Quant aux États-Unis, le panorama est encore plus complexe. L'avenir économique de l'Amérique du Nord dépendra bien davantage des résultats des élections présidentielles de 2020 que des décisions politiques prises sous l'administration Trump. En dépit des tensions commerciales, des politiques migratoires restrictives et de la montée du protectionnisme, les pays de l'AEUMC devront se concentrer sur la mise en place de politiques qui soutiennent le développement à long terme, au-delà des accords commerciaux eux-mêmes.

Il est essentiel de comprendre que le véritable moteur de la prospérité économique durable pour ces nations réside dans des réformes internes solides. Il ne suffit pas de signer des accords commerciaux pour garantir la compétitivité et la justice sociale.
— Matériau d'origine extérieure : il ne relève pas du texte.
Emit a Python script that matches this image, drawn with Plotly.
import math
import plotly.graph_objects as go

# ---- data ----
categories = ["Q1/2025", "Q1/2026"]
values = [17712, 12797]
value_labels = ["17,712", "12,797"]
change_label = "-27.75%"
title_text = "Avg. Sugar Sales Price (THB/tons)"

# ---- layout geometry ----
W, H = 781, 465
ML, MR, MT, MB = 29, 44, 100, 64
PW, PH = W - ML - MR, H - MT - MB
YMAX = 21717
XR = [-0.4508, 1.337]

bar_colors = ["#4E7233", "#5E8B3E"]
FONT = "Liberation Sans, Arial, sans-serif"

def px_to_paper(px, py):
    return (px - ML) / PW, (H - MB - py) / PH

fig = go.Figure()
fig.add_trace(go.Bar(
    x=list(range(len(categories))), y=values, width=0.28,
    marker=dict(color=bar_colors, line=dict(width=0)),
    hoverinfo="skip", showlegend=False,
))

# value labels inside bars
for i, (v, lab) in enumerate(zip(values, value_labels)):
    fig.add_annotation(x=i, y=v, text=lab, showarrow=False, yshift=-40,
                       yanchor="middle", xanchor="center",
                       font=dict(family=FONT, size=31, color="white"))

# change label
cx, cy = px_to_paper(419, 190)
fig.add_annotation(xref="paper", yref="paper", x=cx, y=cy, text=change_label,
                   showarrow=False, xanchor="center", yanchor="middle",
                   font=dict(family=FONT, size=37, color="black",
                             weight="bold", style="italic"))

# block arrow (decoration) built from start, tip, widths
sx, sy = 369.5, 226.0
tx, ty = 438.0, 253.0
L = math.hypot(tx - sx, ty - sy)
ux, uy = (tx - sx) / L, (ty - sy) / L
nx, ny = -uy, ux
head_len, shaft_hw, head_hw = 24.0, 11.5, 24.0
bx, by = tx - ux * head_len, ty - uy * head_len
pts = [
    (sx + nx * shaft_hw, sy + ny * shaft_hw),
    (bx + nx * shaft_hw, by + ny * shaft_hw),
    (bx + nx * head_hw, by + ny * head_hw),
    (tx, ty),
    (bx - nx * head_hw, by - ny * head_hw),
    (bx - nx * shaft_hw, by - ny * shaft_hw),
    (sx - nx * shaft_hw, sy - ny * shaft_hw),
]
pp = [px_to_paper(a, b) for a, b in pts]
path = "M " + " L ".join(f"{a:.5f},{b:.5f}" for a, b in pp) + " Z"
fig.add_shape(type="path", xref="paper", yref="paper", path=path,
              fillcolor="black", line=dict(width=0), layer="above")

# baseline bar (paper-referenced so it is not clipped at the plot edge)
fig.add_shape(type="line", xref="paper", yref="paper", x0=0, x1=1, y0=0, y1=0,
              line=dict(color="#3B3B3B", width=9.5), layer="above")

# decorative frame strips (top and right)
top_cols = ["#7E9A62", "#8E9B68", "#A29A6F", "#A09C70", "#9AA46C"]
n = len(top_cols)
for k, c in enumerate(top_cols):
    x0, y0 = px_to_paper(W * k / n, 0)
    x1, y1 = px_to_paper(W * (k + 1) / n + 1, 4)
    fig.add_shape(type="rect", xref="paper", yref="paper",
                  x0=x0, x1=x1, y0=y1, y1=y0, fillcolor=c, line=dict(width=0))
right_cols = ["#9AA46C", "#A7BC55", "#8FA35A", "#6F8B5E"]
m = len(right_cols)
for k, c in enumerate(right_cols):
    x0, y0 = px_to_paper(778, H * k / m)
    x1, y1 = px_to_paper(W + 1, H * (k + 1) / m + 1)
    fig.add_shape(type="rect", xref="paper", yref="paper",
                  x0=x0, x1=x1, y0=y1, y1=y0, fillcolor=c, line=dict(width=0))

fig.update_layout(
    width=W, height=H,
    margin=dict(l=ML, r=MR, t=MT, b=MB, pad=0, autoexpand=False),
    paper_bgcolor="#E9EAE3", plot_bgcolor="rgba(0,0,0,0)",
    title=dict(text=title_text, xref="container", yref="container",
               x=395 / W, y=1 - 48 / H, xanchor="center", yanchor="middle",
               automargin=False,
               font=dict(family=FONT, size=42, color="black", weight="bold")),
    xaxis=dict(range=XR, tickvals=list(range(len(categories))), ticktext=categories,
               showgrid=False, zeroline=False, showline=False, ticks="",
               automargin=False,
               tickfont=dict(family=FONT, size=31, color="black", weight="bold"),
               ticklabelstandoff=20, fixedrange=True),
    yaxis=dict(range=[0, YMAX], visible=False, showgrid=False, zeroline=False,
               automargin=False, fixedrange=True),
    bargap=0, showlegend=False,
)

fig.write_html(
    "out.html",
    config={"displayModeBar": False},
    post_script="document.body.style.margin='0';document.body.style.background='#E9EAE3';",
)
Le manque d'une vision commune et inclusive au sein des gouvernements, combiné à des stratégies économiques souvent axées sur des modèles de croissance à court terme, limite considérablement les opportunités pour les pays de la région d'atteindre un véritable développement équitable.

Le Mexique, par exemple, doit encore répondre aux défis de la modernisation industrielle, de la diversification de son économie et de l'inclusion sociale. Le gouvernement de López Obrador devra peut-être revoir ses priorités et adopter une politique plus active qui cible non seulement la justice sociale mais aussi l'innovation et la durabilité environnementale, éléments cruciaux pour une croissance pérenne.